Pipeline Orchestration & CI Gating
Python pipeline builders must treat schema validation as a pre-flight requirement, not a post-commit audit. Use Pydantic or JSON Schema to validate payloads against registered JanusGraph property keys and data types before initiating Gremlin transactions. Batch mutations using gremlinpython’s GraphTraversalSource with explicit transaction boundaries to prevent partial writes during validation failures.
Integrate schema validation into CI/CD workflows. Automated schema diff checks should run against a staging JanusGraph instance before deployment. If a pull request introduces unregistered properties, mismatched types, or invalid index mappings, the pipeline must block the merge. Implementing Schema Evolution and CI Gating ensures that schema drift never reaches production clusters.
When validation violations occur, route alerts deterministically. Distinguish between transient indexing lag (warning) and hard schema violations (critical). Configure alert thresholds based on janusgraph.validation.failed metrics and index queue depth. Route critical violations to on-call engineers via PagerDuty or Slack, while logging transient warnings to centralized observability stacks. Proper Alert Routing for Violations prevents alert fatigue and ensures rapid incident response.

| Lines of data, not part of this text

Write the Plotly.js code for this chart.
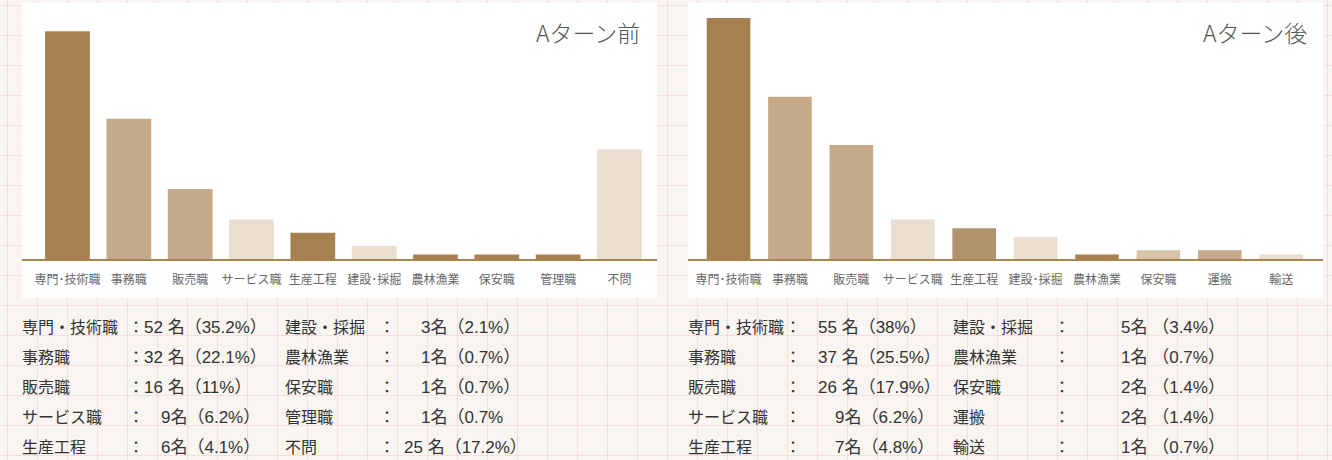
<!DOCTYPE html>
<html><head><meta charset="utf-8">
<script src="https://cdn.plot.ly/plotly-3.0.1.min.js"></script>
<style>
html,body{margin:0;padding:0;width:1332px;height:460px;overflow:hidden;}
body{background-color:#f9f6f2;
background-image:
 linear-gradient(to right, rgba(238,160,170,0.24) 1px, transparent 1px),
 linear-gradient(to bottom, rgba(238,160,170,0.24) 1px, transparent 1px),
 linear-gradient(to right, rgba(238,180,185,0.05) 1px, transparent 1px),
 linear-gradient(to bottom, rgba(238,180,185,0.05) 1px, transparent 1px);
background-size:30px 30px,30px 30px,10px 10px,10px 10px;
background-position:7px 5px,7px 5px,7px 5px,7px 5px;}
#chart{position:absolute;left:0;top:0;width:1332px;height:460px;}
.cell{position:absolute;font-family:"Noto Sans CJK JP","Noto Sans",sans-serif;font-size:16px;color:#333;line-height:30px;white-space:pre;}
.val{font-family:"Liberation Sans","Noto Sans CJK JP",sans-serif;font-size:17px;letter-spacing:0px;}
</style></head>
<body>
<div id="chart"></div>
<div id="tables"></div>
<script>
// ---- data ----
const catsBefore = ["専門･技術職","事務職","販売職","サービス職","生産工程","建設･採掘","農林漁業","保安職","管理職","不問"];
const countsBefore = [52,32,16,9,6,3,1,1,1,25];
const pctBefore = ["（35.2%）","（22.1%）","（11%）","（6.2%）","（4.1%）","（2.1%）","（0.7%）","（0.7%）","（0.7%","（17.2%）"];
const colorsBefore = ["#a6814f","#c4aa89","#c4aa89","#e9ded0","#a6814f","#e9ded0","#a6814f","#a6814f","#a6814f","#e9ded0"];

const catsAfter = ["専門･技術職","事務職","販売職","サービス職","生産工程","建設･採掘","農林漁業","保安職","運搬","輸送"];
const countsAfter = [55,37,26,9,7,5,1,2,2,1];
const pctAfter = ["（38%）","（25.5%）","（17.9%）","（6.2%）","（4.8%）","（3.4%）","（0.7%）","（1.4%）","（1.4%）","（0.7%）"];
const colorsAfter = ["#a6814f","#c4aa89","#c4aa89","#e9ded0","#b0926c","#e9ded0","#a6814f","#d6c3a9","#c4aa89","#e9ded0"];

const titleBefore = "Aターン前";
const titleAfter = "Aターン後";

// ---- chart ----
const W = 1332, H = 460;
const px = v => v / W;
const py = v => 1 - v / H;

const traces = [
  {type:"bar", x:catsBefore, y:countsBefore, marker:{color:colorsBefore, line:{width:0}}, width:0.73, xaxis:"x", yaxis:"y", hoverinfo:"x+y"},
  {type:"bar", x:catsAfter, y:countsAfter, marker:{color:colorsAfter, line:{width:0}}, width:0.71, xaxis:"x2", yaxis:"y2", hoverinfo:"x+y"}
];

const xBase = {type:"category", showgrid:false, zeroline:false, showline:true, linecolor:"#a8864f", linewidth:2,
  ticks:"", tickangle:0, ticklabelstandoff:9, tickfont:{family:"Noto Sans CJK JP, sans-serif", size:12, color:"#666"}, fixedrange:true};
const yBase = {range:[0,55], showgrid:false, zeroline:false, showline:false, showticklabels:false, ticks:"", fixedrange:true};

const layout = {
  width:W, height:H, margin:{l:0,r:0,t:0,b:0},
  paper_bgcolor:"rgba(0,0,0,0)", plot_bgcolor:"rgba(0,0,0,0)",
  showlegend:false, bargap:0.27,
  xaxis:Object.assign({}, xBase, {domain:[px(22), px(657)], range:[-0.742, 9.612], anchor:"y"}),
  yaxis:Object.assign({}, yBase, {domain:[py(259), py(18)], anchor:"x"}),
  xaxis2:Object.assign({}, xBase, {domain:[px(688), px(1323)], range:[-0.66, 9.68], anchor:"y2"}),
  yaxis2:Object.assign({}, yBase, {domain:[py(259), py(18)], anchor:"x2"}),
  shapes:[
    {type:"rect", xref:"paper", yref:"paper", x0:px(22), x1:px(657), y0:py(298), y1:py(3), fillcolor:"#ffffff", line:{width:0}, layer:"below"},
    {type:"rect", xref:"paper", yref:"paper", x0:px(688), x1:px(1323), y0:py(298), y1:py(3), fillcolor:"#ffffff", line:{width:0}, layer:"below"}
  ],
  annotations:[
    {text:titleBefore, xref:"paper", yref:"paper", x:px(642), y:py(32), xanchor:"right", yanchor:"middle", showarrow:false,
     font:{family:"Noto Sans CJK JP, sans-serif", size:23, color:"#555", weight:300}},
    {text:titleAfter, xref:"paper", yref:"paper", x:px(1309), y:py(32), xanchor:"right", yanchor:"middle", showarrow:false,
     font:{family:"Noto Sans CJK JP, sans-serif", size:23, color:"#555", weight:300}}
  ]
};

Plotly.newPlot("chart", traces, layout, {displayModeBar:false, staticPlot:true});

// ---- text tables below the charts ----
const rowY = [326, 356, 386, 416, 446];
const tableSpecs = [
  {cats:catsBefore, counts:countsBefore, pcts:pctBefore, cols:[{name:22, colon:128, value:144, gap:""},{name:285, colon:379, value:404, gap:""}]},
  {cats:catsAfter, counts:countsAfter, pcts:pctAfter, cols:[{name:688, colon:785, value:818, gap:""},{name:953, colon:1054, value:1104, gap:" "}]}
];
const host = document.getElementById("tables");
function addCell(x, y, html){
  const d = document.createElement("div");
  d.className = "cell";
  d.style.left = x + "px";
  d.style.top = (y - 15) + "px";
  d.innerHTML = html;
  host.appendChild(d);
}
tableSpecs.forEach(t => {
  t.cats.forEach((c, i) => {
    const col = t.cols[Math.floor(i / 5)];
    const y = rowY[i % 5];
    const name = c.replace(/･/g, "・");
    const n = t.counts[i];
    const numStr = n >= 10 ? (n + " 名") : ("\u3000" + n + "名");
    addCell(col.name, y, name);
    addCell(col.colon, y, "：");
    addCell(col.value, y, '<span class="val">' + numStr + col.gap + t.pcts[i] + '</span>');
  });
});
</script>
</body></html>
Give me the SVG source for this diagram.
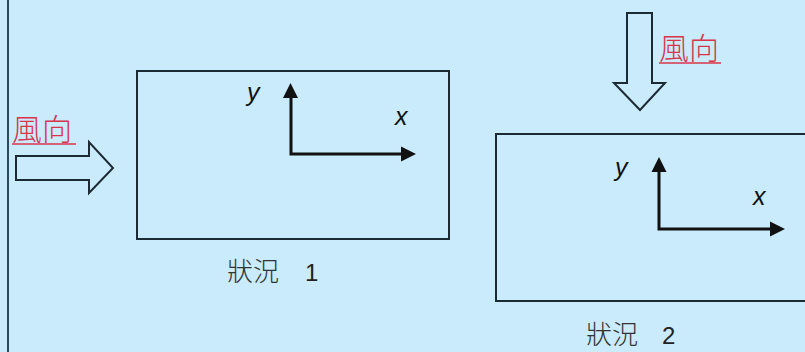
<svg xmlns="http://www.w3.org/2000/svg" width="805" height="352" viewBox="0 0 805 352">
<style>
.box{fill:none;stroke:#1c2a33;stroke-width:2}
.axis{stroke:#111;stroke-width:3;fill:none}
.wind{fill:#c9ebfc;stroke:#1c2a33;stroke-width:2;stroke-linejoin:miter}
.wl{font-family:"Noto Sans CJK TC","Noto Sans CJK SC",sans-serif;font-size:30px;font-weight:300;fill:#d8354b}
.ul{stroke:#d8354b;stroke-width:1.5}
.lbl{font-family:"Noto Sans CJK TC","Noto Sans CJK SC",sans-serif;font-size:26px;font-weight:300;fill:#333}
.num{font-family:"Liberation Sans",sans-serif;font-size:24px;fill:#222}
.var{font-family:"Liberation Sans",sans-serif;font-style:italic;font-size:25px;fill:#111}
</style>
<rect x="0" y="0" width="805" height="352" fill="#c9ebfc"/>
<line x1="8" y1="0" x2="8" y2="352" stroke="#2b4a5c" stroke-width="2"/>
<g id="situation1">
<rect class="box" x="137" y="71" width="312" height="168"/>
<text class="lbl" x="227" y="281">狀況</text>
<text class="num" x="305" y="281">1</text>
</g>
<g id="situation2">
<rect class="box" x="496" y="134" width="320" height="167"/>
<text class="lbl" x="586" y="344">狀況</text>
<text class="num" x="662" y="344">2</text>
</g>
<g id="wind1">
<polygon class="wind" points="16,156 89,156 89,142 113,168 89,193 89,180 16,180"/>
<text class="wl" x="12" y="139.5">風向</text>
<line class="ul" x1="12" y1="144" x2="76" y2="144"/>
</g>
<g id="wind2">
<polygon class="wind" points="627,13 652,13 652,83 665,83 640,110 614,83 627,83"/>
<text class="wl" x="659" y="58.5">風向</text>
<line class="ul" x1="659" y1="63" x2="721" y2="63"/>
</g>
<g id="connectors">
<polyline class="axis" points="291,98 291,154 402,154"/>
<polygon points="283,98 298,98 290.5,83" fill="#111"/>
<polygon points="401,146.5 401,161.5 416,154" fill="#111"/>
<polyline class="axis" points="659,172 659,229 771,229"/>
<polygon points="651.5,172 666.5,172 659,157" fill="#111"/>
<polygon points="770,221.5 770,236.5 785,229" fill="#111"/>
</g>
<g id="axis-labels">
<text class="var" x="247" y="101">y</text>
<text class="var" x="395" y="125">x</text>
<text class="var" x="615" y="176">y</text>
<text class="var" x="753" y="205">x</text>
</g>
</svg>
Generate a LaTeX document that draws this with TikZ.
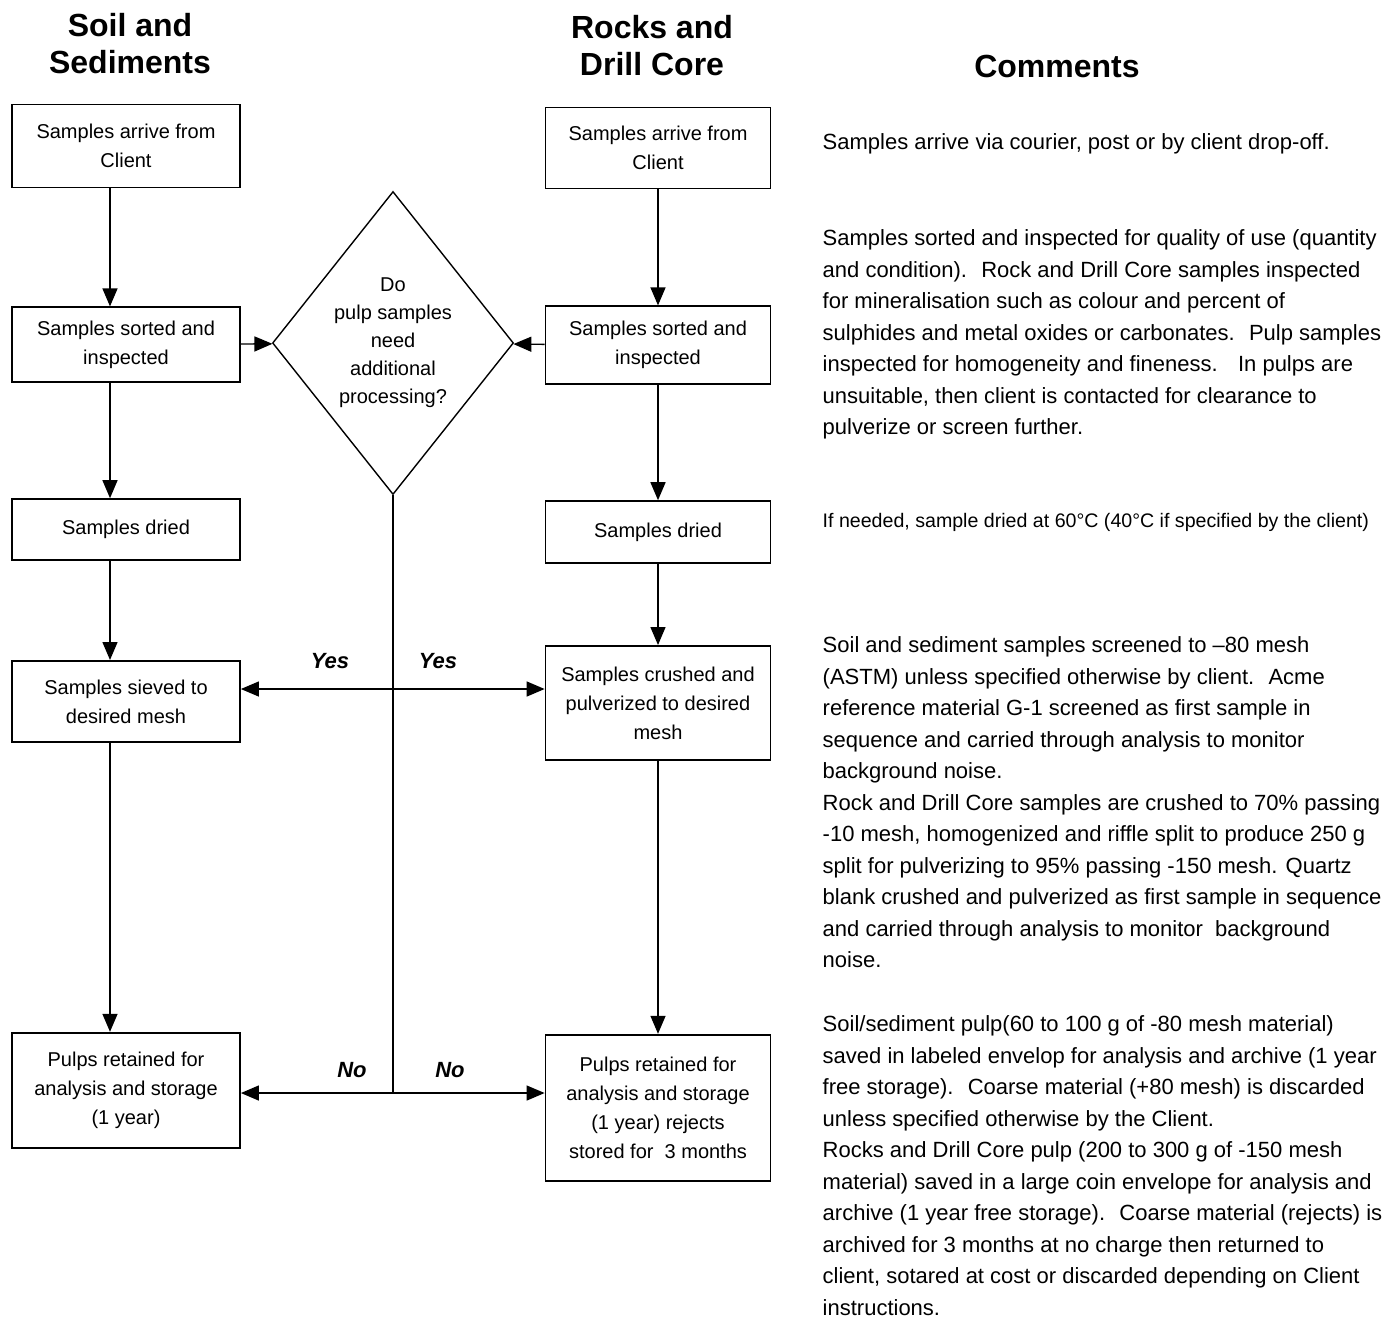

Advanced Schema Evolution & Migration
Zero-downtime schema evolution requires coordinated index rebuilds and backward-compatible property additions. When introducing new properties, register them in the schema table first, then deploy updated ingestion pipelines. Existing vertices will lack the new property until explicitly updated via batch traversal.
Changing data types or modifying index mappings necessitates a dual-write strategy. Create a new property key with the target type, run a parallel ingestion pipeline that populates both keys, and gradually migrate traversal queries to the new key. Once traffic shifts, deprecate the legacy property and trigger an index cleanup. For complex migration patterns involving composite-to-mixed index transitions, consult Advanced Schema Evolution to avoid query degradation during the transition window.
Maintain a schema registry that tracks property versions, index mappings, and deprecation timelines. Automate registry validation against production JanusGraph instances using the ManagementSystem API. This practice eliminates manual schema audits and provides a single source of truth for platform teams managing distributed graph infrastructure.